### Given problem
Skip every image and restate the data word for word.
==*==
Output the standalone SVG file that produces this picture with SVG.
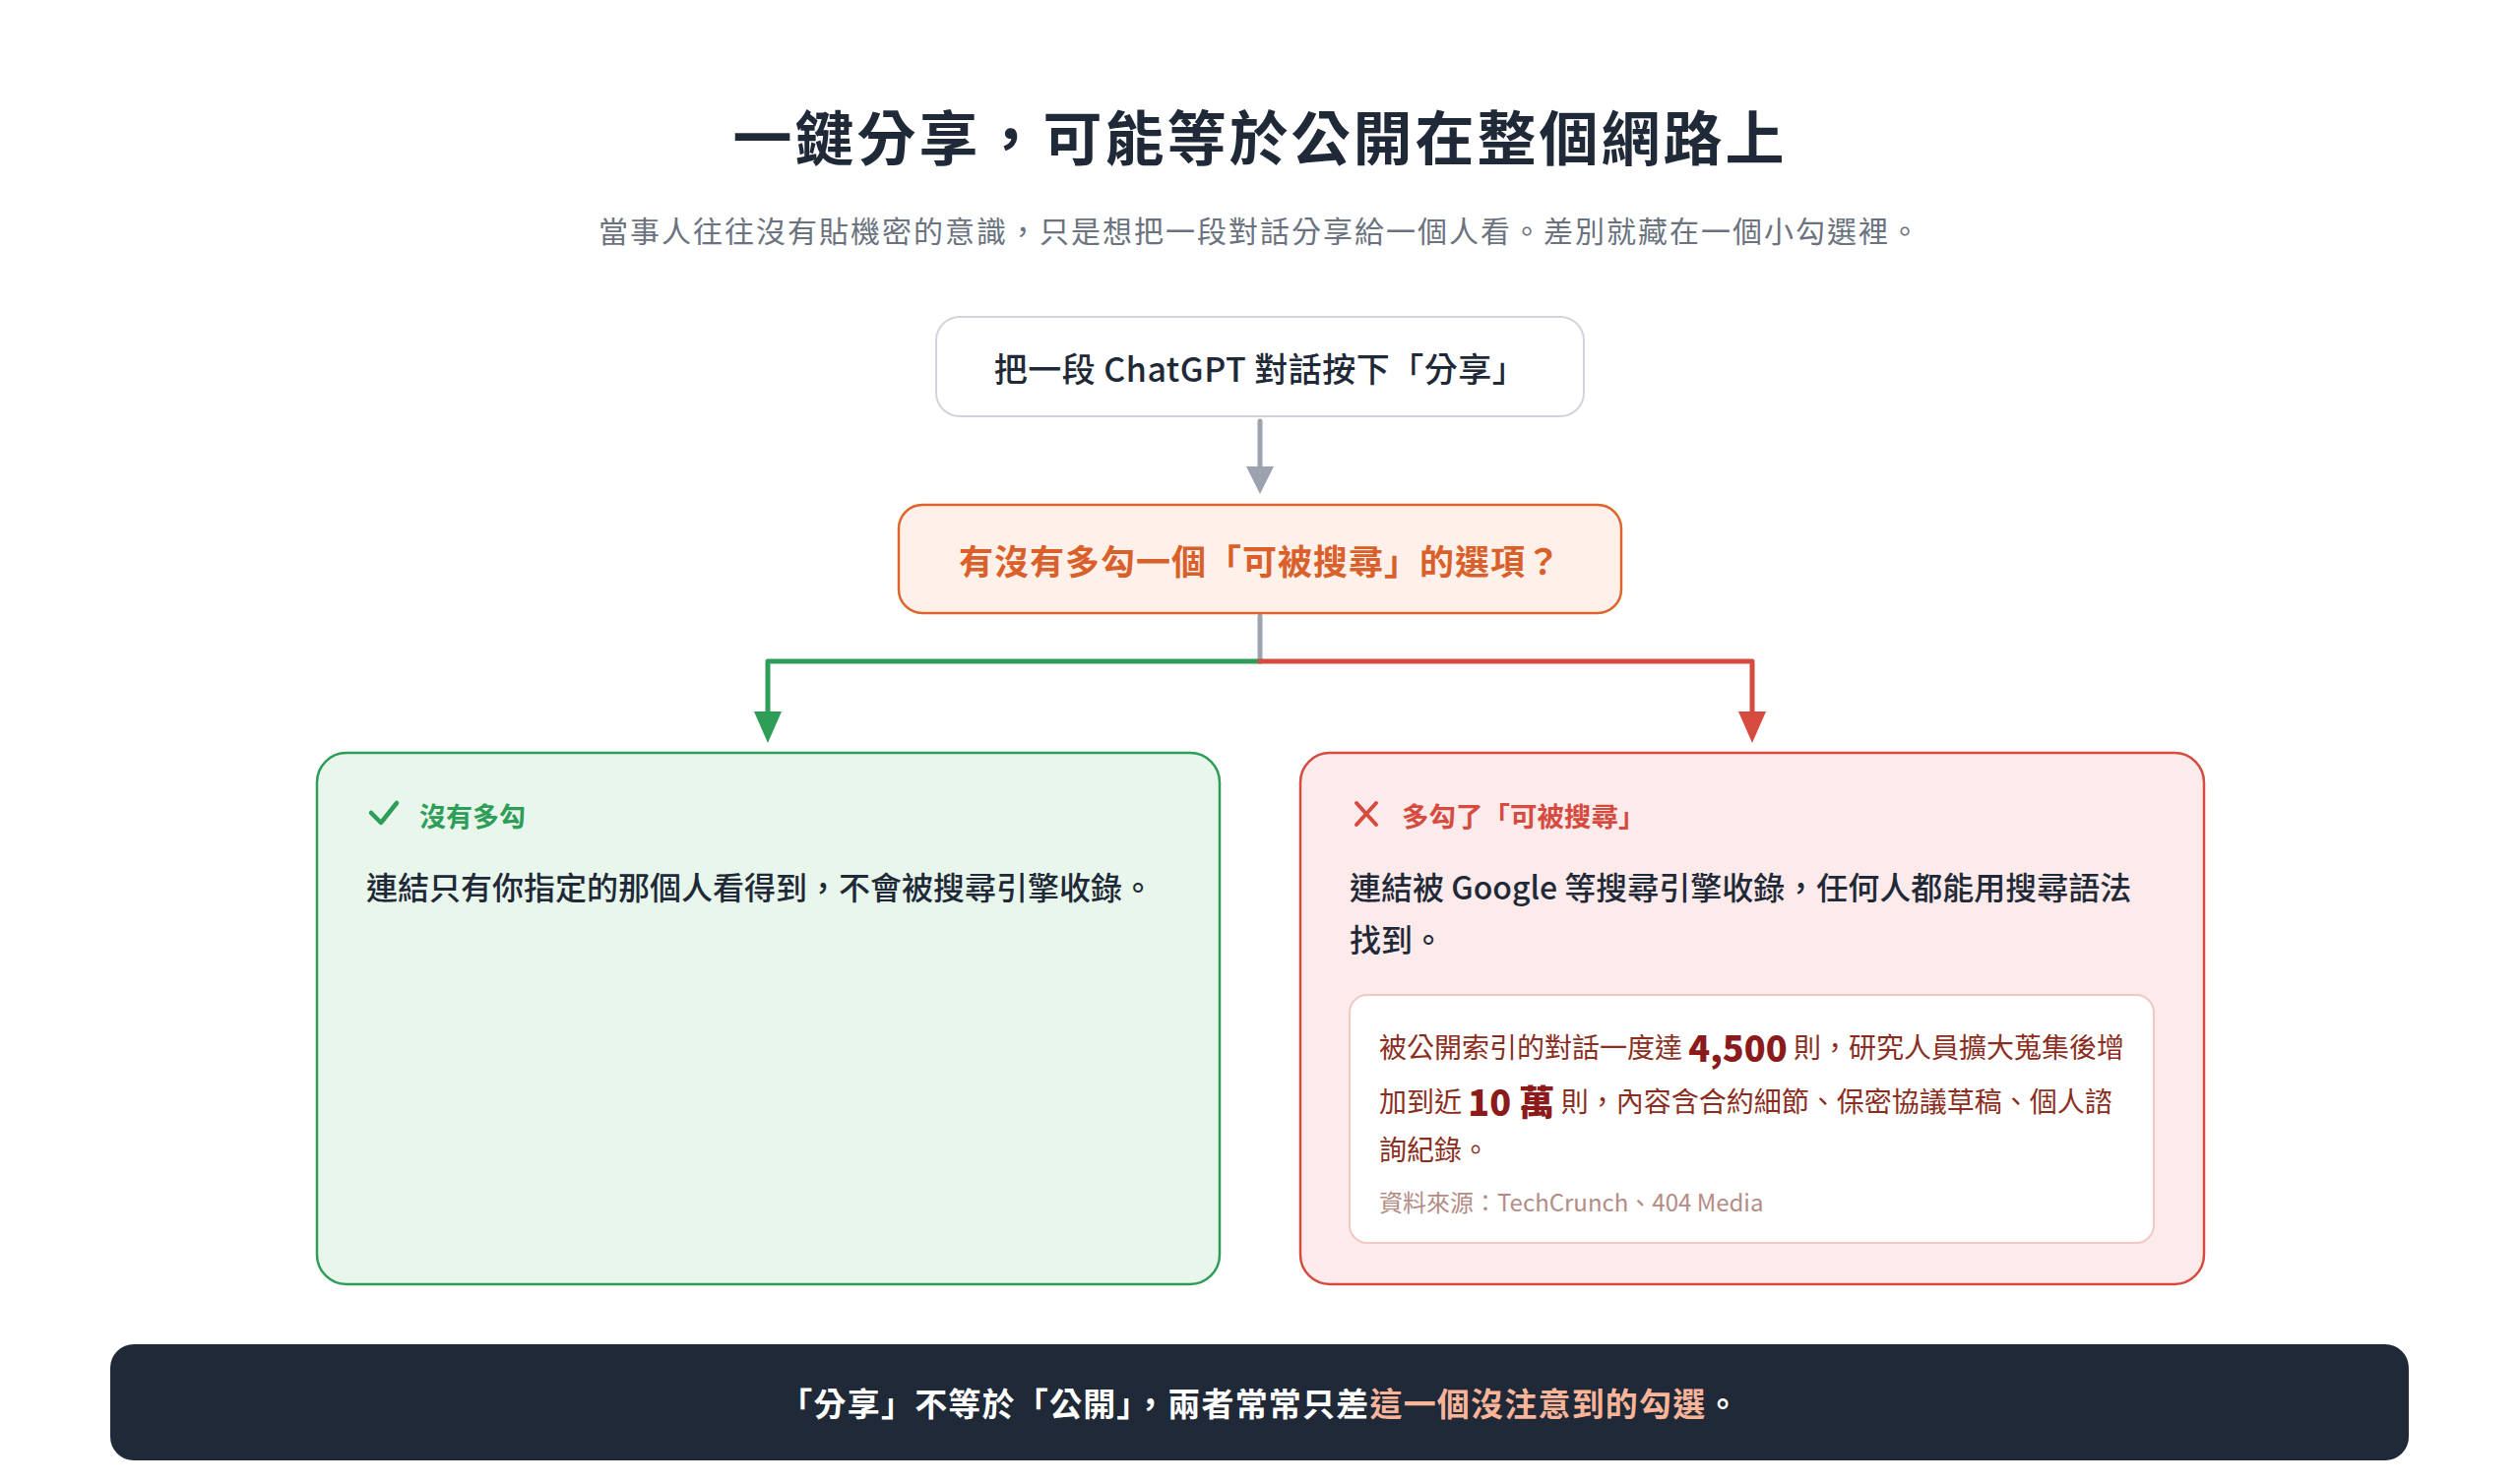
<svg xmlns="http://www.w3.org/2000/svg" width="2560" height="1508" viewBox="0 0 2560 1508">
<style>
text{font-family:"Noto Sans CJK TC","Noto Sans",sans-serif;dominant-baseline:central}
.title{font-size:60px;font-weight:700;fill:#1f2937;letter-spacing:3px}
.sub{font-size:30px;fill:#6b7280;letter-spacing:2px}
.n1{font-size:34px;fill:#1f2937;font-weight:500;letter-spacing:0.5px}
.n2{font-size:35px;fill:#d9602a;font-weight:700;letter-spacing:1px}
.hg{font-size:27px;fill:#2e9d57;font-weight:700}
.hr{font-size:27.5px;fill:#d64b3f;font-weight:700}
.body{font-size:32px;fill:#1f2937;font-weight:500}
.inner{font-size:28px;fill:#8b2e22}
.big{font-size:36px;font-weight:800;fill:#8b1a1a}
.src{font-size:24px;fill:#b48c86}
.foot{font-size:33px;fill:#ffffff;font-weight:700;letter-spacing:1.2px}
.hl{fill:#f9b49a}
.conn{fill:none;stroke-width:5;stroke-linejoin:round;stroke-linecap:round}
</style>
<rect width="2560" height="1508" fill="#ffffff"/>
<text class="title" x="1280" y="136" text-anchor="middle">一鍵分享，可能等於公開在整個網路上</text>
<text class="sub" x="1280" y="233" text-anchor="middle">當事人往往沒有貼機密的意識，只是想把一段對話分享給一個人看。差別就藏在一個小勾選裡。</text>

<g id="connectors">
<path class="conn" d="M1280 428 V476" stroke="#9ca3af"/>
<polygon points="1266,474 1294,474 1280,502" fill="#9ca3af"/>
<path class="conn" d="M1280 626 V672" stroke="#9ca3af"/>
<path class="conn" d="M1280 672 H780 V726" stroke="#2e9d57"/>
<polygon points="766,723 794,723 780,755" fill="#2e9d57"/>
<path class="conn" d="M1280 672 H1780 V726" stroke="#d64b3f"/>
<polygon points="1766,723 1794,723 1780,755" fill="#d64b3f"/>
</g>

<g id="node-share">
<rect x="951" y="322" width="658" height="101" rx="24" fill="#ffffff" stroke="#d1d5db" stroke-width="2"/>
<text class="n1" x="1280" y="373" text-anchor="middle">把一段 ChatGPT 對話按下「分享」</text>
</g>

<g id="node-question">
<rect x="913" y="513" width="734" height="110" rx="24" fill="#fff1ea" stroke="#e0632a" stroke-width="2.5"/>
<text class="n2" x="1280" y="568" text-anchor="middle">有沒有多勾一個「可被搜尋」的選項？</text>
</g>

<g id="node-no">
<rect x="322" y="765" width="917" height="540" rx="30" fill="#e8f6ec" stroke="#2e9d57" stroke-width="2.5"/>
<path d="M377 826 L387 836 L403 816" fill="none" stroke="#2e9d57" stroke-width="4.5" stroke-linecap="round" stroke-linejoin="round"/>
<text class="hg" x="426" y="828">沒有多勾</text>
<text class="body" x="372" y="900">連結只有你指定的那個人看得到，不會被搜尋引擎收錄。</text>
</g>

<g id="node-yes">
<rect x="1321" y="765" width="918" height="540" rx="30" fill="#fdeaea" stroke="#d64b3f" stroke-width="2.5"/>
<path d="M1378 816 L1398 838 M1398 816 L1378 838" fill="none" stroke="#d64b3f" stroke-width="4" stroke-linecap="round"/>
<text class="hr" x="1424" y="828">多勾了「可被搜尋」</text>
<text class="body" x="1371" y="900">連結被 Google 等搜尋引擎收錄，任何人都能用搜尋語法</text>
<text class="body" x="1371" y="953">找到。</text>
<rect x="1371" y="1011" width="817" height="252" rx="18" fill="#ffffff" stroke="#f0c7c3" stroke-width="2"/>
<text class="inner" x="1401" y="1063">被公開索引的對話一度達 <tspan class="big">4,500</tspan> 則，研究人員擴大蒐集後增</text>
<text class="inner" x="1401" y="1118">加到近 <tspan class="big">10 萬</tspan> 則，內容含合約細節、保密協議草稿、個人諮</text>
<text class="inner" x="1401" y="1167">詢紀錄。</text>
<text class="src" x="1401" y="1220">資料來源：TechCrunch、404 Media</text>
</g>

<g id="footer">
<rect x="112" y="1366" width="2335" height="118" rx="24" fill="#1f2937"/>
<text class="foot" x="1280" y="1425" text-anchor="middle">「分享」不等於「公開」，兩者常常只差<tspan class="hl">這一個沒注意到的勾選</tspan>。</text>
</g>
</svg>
==*==
### Right answer
Output the standalone SVG file that produces this picture with SVG.
<svg xmlns="http://www.w3.org/2000/svg" width="2560" height="1508" viewBox="0 0 2560 1508">
<style>
text{font-family:"Noto Sans CJK TC","Noto Sans",sans-serif;dominant-baseline:central}
.title{font-size:60px;font-weight:700;fill:#1f2937;letter-spacing:3px}
.sub{font-size:30px;fill:#6b7280;letter-spacing:2px}
.n1{font-size:34px;fill:#1f2937;font-weight:500;letter-spacing:0.5px}
.n2{font-size:35px;fill:#d9602a;font-weight:700;letter-spacing:1px}
.hg{font-size:27px;fill:#2e9d57;font-weight:700}
.hr{font-size:27.5px;fill:#d64b3f;font-weight:700}
.body{font-size:32px;fill:#1f2937;font-weight:500}
.inner{font-size:28px;fill:#8b2e22}
.big{font-size:36px;font-weight:800;fill:#8b1a1a}
.src{font-size:24px;fill:#b48c86}
.foot{font-size:33px;fill:#ffffff;font-weight:700;letter-spacing:1.2px}
.hl{fill:#f9b49a}
.conn{fill:none;stroke-width:5;stroke-linejoin:round;stroke-linecap:round}
</style>
<rect width="2560" height="1508" fill="#ffffff"/>
<text class="title" x="1280" y="136" text-anchor="middle">一鍵分享，可能等於公開在整個網路上</text>
<text class="sub" x="1280" y="233" text-anchor="middle">當事人往往沒有貼機密的意識，只是想把一段對話分享給一個人看。差別就藏在一個小勾選裡。</text>

<g id="connectors">
<path class="conn" d="M1280 428 V476" stroke="#9ca3af"/>
<polygon points="1266,474 1294,474 1280,502" fill="#9ca3af"/>
<path class="conn" d="M1280 626 V672" stroke="#9ca3af"/>
<path class="conn" d="M1280 672 H780 V726" stroke="#2e9d57"/>
<polygon points="766,723 794,723 780,755" fill="#2e9d57"/>
<path class="conn" d="M1280 672 H1780 V726" stroke="#d64b3f"/>
<polygon points="1766,723 1794,723 1780,755" fill="#d64b3f"/>
</g>

<g id="node-share">
<rect x="951" y="322" width="658" height="101" rx="24" fill="#ffffff" stroke="#d1d5db" stroke-width="2"/>
<text class="n1" x="1280" y="373" text-anchor="middle">把一段 ChatGPT 對話按下「分享」</text>
</g>

<g id="node-question">
<rect x="913" y="513" width="734" height="110" rx="24" fill="#fff1ea" stroke="#e0632a" stroke-width="2.5"/>
<text class="n2" x="1280" y="568" text-anchor="middle">有沒有多勾一個「可被搜尋」的選項？</text>
</g>

<g id="node-no">
<rect x="322" y="765" width="917" height="540" rx="30" fill="#e8f6ec" stroke="#2e9d57" stroke-width="2.5"/>
<path d="M377 826 L387 836 L403 816" fill="none" stroke="#2e9d57" stroke-width="4.5" stroke-linecap="round" stroke-linejoin="round"/>
<text class="hg" x="426" y="828">沒有多勾</text>
<text class="body" x="372" y="900">連結只有你指定的那個人看得到，不會被搜尋引擎收錄。</text>
</g>

<g id="node-yes">
<rect x="1321" y="765" width="918" height="540" rx="30" fill="#fdeaea" stroke="#d64b3f" stroke-width="2.5"/>
<path d="M1378 816 L1398 838 M1398 816 L1378 838" fill="none" stroke="#d64b3f" stroke-width="4" stroke-linecap="round"/>
<text class="hr" x="1424" y="828">多勾了「可被搜尋」</text>
<text class="body" x="1371" y="900">連結被 Google 等搜尋引擎收錄，任何人都能用搜尋語法</text>
<text class="body" x="1371" y="953">找到。</text>
<rect x="1371" y="1011" width="817" height="252" rx="18" fill="#ffffff" stroke="#f0c7c3" stroke-width="2"/>
<text class="inner" x="1401" y="1063">被公開索引的對話一度達 <tspan class="big">4,500</tspan> 則，研究人員擴大蒐集後增</text>
<text class="inner" x="1401" y="1118">加到近 <tspan class="big">10 萬</tspan> 則，內容含合約細節、保密協議草稿、個人諮</text>
<text class="inner" x="1401" y="1167">詢紀錄。</text>
<text class="src" x="1401" y="1220">資料來源：TechCrunch、404 Media</text>
</g>

<g id="footer">
<rect x="112" y="1366" width="2335" height="118" rx="24" fill="#1f2937"/>
<text class="foot" x="1280" y="1425" text-anchor="middle">「分享」不等於「公開」，兩者常常只差<tspan class="hl">這一個沒注意到的勾選</tspan>。</text>
</g>
</svg>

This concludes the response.